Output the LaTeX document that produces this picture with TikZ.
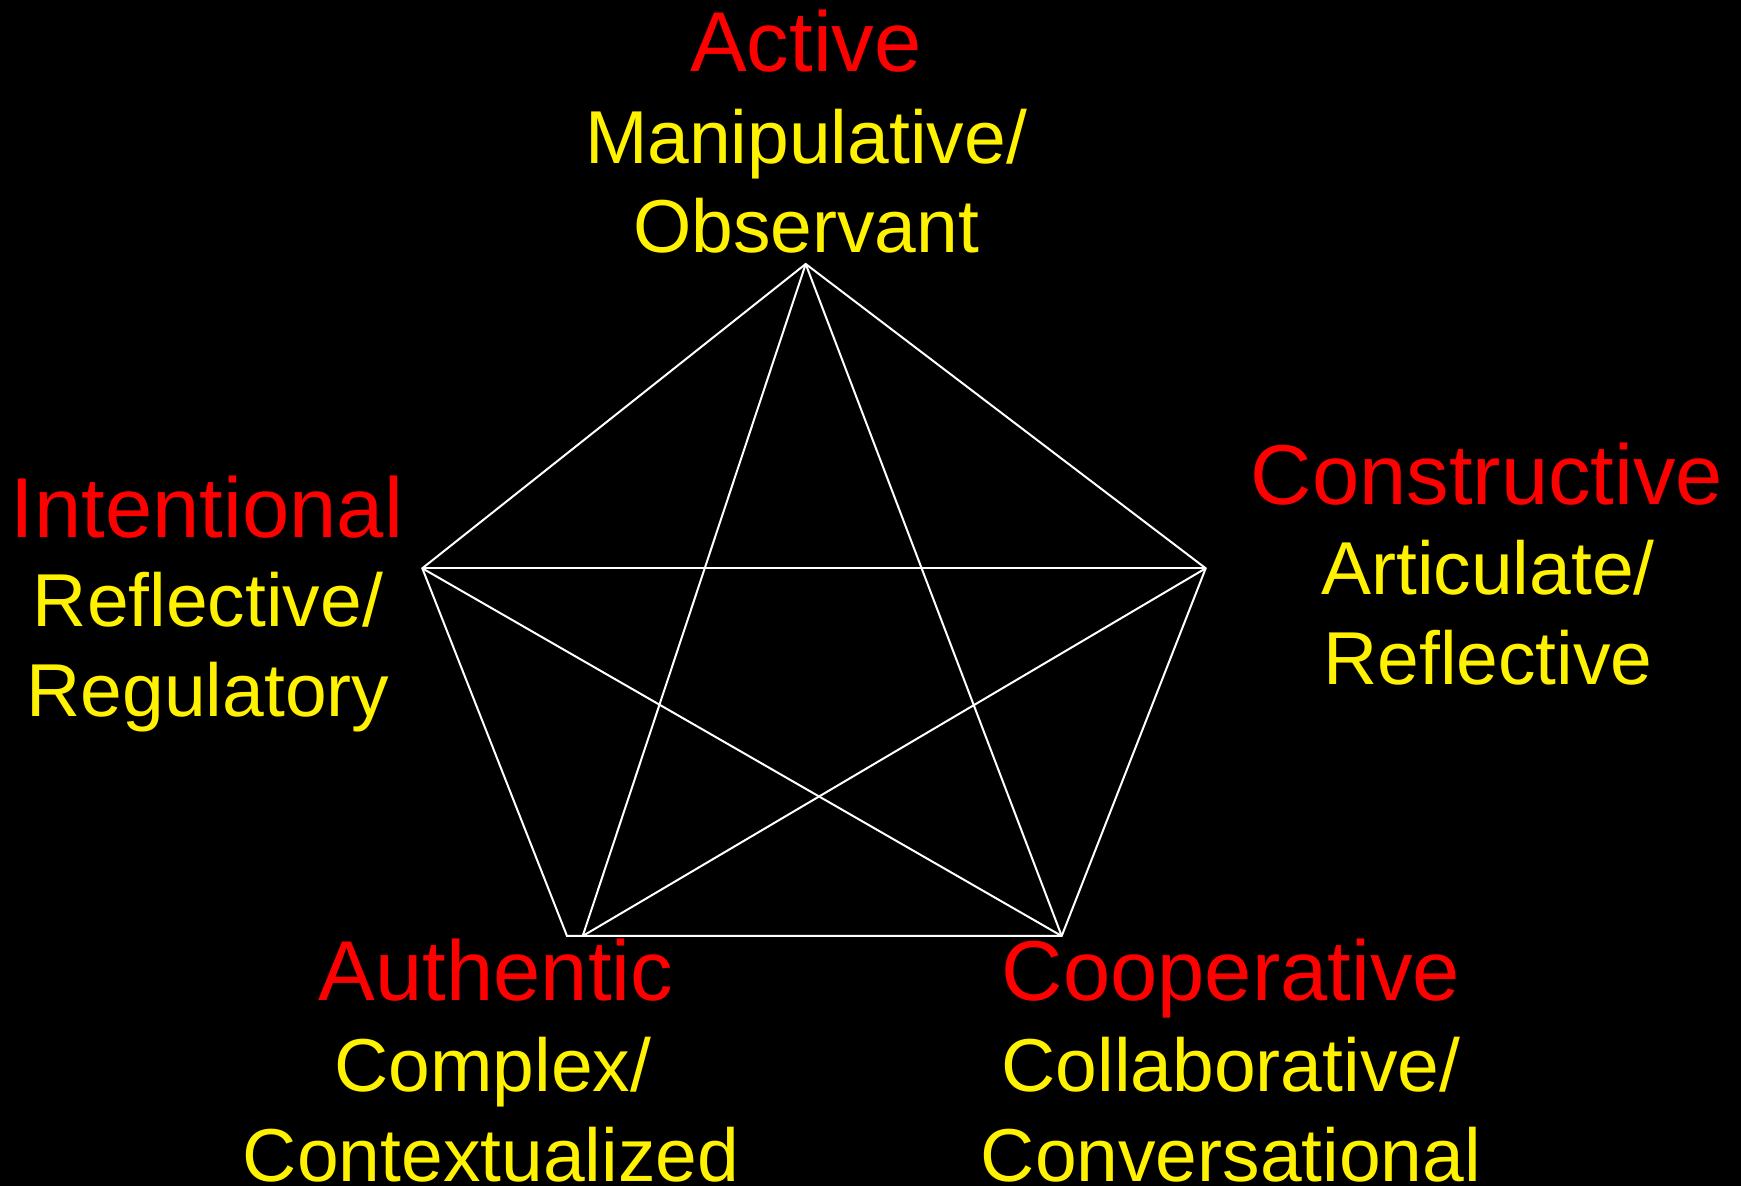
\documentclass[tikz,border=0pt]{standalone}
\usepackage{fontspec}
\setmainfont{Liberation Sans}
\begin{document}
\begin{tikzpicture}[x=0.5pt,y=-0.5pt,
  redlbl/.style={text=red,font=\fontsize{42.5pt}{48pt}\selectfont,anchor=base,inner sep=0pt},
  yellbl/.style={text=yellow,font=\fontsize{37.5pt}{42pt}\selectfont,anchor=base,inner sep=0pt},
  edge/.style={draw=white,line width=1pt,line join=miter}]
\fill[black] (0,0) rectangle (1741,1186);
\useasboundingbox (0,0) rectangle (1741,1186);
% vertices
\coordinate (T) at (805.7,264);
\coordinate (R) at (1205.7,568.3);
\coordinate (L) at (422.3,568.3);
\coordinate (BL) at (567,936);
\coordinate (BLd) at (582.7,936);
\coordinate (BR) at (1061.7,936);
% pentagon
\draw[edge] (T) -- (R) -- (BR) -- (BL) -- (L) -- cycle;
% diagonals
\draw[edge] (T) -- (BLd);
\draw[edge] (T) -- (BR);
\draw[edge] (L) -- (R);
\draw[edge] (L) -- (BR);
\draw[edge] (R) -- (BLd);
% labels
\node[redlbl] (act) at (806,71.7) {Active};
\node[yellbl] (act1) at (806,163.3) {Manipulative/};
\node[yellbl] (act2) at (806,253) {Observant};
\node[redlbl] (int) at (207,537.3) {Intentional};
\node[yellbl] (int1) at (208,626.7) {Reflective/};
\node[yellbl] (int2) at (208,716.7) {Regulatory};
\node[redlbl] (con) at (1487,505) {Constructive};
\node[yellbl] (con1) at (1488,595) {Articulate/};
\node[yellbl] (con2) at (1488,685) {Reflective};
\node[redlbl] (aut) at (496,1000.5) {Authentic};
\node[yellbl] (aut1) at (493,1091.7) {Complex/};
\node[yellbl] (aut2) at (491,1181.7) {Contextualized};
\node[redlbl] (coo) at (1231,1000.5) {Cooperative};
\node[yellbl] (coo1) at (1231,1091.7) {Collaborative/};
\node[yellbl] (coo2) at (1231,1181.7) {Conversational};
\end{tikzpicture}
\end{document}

========================================

To do: All the material shown above is to be copied exactly, with no pictures carried over.

Final result:
Output the LaTeX document that produces this picture with TikZ.
\documentclass[tikz,border=0pt]{standalone}
\usepackage{fontspec}
\setmainfont{Liberation Sans}
\begin{document}
\begin{tikzpicture}[x=0.5pt,y=-0.5pt,
  redlbl/.style={text=red,font=\fontsize{42.5pt}{48pt}\selectfont,anchor=base,inner sep=0pt},
  yellbl/.style={text=yellow,font=\fontsize{37.5pt}{42pt}\selectfont,anchor=base,inner sep=0pt},
  edge/.style={draw=white,line width=1pt,line join=miter}]
\fill[black] (0,0) rectangle (1741,1186);
\useasboundingbox (0,0) rectangle (1741,1186);
% vertices
\coordinate (T) at (805.7,264);
\coordinate (R) at (1205.7,568.3);
\coordinate (L) at (422.3,568.3);
\coordinate (BL) at (567,936);
\coordinate (BLd) at (582.7,936);
\coordinate (BR) at (1061.7,936);
% pentagon
\draw[edge] (T) -- (R) -- (BR) -- (BL) -- (L) -- cycle;
% diagonals
\draw[edge] (T) -- (BLd);
\draw[edge] (T) -- (BR);
\draw[edge] (L) -- (R);
\draw[edge] (L) -- (BR);
\draw[edge] (R) -- (BLd);
% labels
\node[redlbl] (act) at (806,71.7) {Active};
\node[yellbl] (act1) at (806,163.3) {Manipulative/};
\node[yellbl] (act2) at (806,253) {Observant};
\node[redlbl] (int) at (207,537.3) {Intentional};
\node[yellbl] (int1) at (208,626.7) {Reflective/};
\node[yellbl] (int2) at (208,716.7) {Regulatory};
\node[redlbl] (con) at (1487,505) {Constructive};
\node[yellbl] (con1) at (1488,595) {Articulate/};
\node[yellbl] (con2) at (1488,685) {Reflective};
\node[redlbl] (aut) at (496,1000.5) {Authentic};
\node[yellbl] (aut1) at (493,1091.7) {Complex/};
\node[yellbl] (aut2) at (491,1181.7) {Contextualized};
\node[redlbl] (coo) at (1231,1000.5) {Cooperative};
\node[yellbl] (coo1) at (1231,1091.7) {Collaborative/};
\node[yellbl] (coo2) at (1231,1181.7) {Conversational};
\end{tikzpicture}
\end{document}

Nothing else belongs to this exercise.